What is an inventory and Move in report and why is it important to me as a landlord?

19 Jul 2016

We often get asked by landlords, why do I need an inventory, there is nothing in my property, it’s unfurnished, surely it’s an expense I don’t need to incur?

My answer is always the same for every single property, whether you chose to prepare the inventory yourself, or get a professional, experienced inventory clerk to prepare one, it’s vital that you offer a proper, detailed inventory of a property to a tenant upon move in. The inventory is a detailed written schedule of the contents and condition of a property.

Glasgow Buy to Let Properties

It’s a written report detailing exactly how you are handing over a property to an incoming tenant, and it makes life so much easier when that tenant comes to move out if you have a signed detailed scheduled of condition and contents.

This documents allows both tenants and landlords a point of reference which both parties have agreed to upon move in, so that should there be any differences on it upon move out, it’s clear what those differences are, and therefore you should be responsible for the cost to out it right.

Many landlord think that because they are not leaving furniture , they don’t need one, but in my experience it’s rarely the furnishings that cause the most problems on move out. For example, say a tenant moves into an unfurnished modern one bed flat which is emulsioned throughout in cream with laminate flooring.

The landlords says “I don’t need an inventory , it’s all newly painted in cream and that all that’s there”

Move out time comes, and while the property is immaculate, the tenant has left a pot burn on the kitchen worktop, 3 tiles are cracked on bathroom floor and he has painted the living room floor dark red including the sockets.

The tenants says – “it was like that when I moved in…, it’s been left clean and tidy.”

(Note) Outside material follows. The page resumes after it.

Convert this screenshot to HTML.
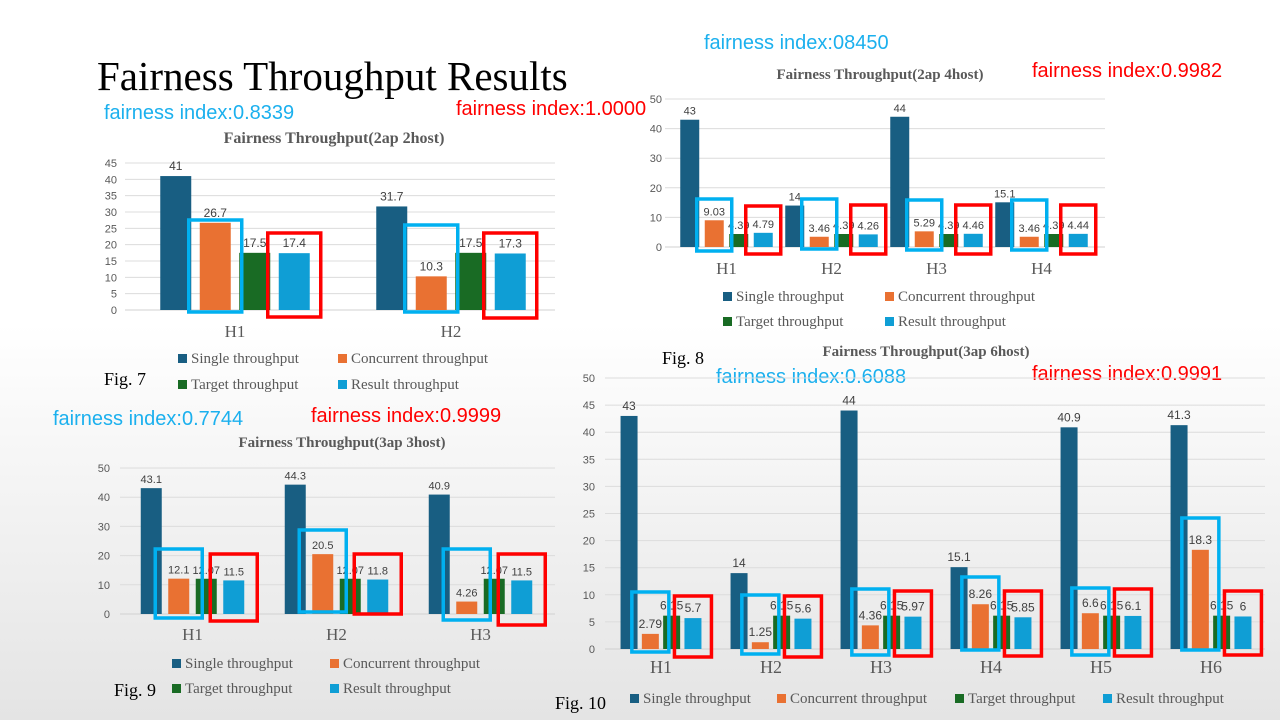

The landlord is obviously frustrated because it wasn’t like that when he moved in but because he has no inventory and the tenant is not accepting any cost, he cannot make any claim against the deposit. He suggests that the marketing photos are used to at least show the colour of the wall has been changed however because the photos are not date stamped the tenants suggests that they could have been taken years before the tenant moved in and perhaps the tenant before him made the changes? Can the landlord prove that the property was freshly painted upon move in, perhaps can the landlord offer an invoice form the painter? The landlord can’t in this case because he painted in himself and hadn’t kept receipts from where he bought the paint.

The bottom line is, he can’t prove that the tenant did any of the damages because he doesn’t have a signed inventory , so although the flat is unfurnished, the small damages might cost him quite a lot of money to put right.

A signed and dated detailed inventory, properly prepared, along with photographic report would have meant that the tenant would not be able to deny responsibility. And even if the tried, the evidence would be there in writing!

So the golden rule is, Make sure you either do yourself, or instruct a detailed inventory before move in!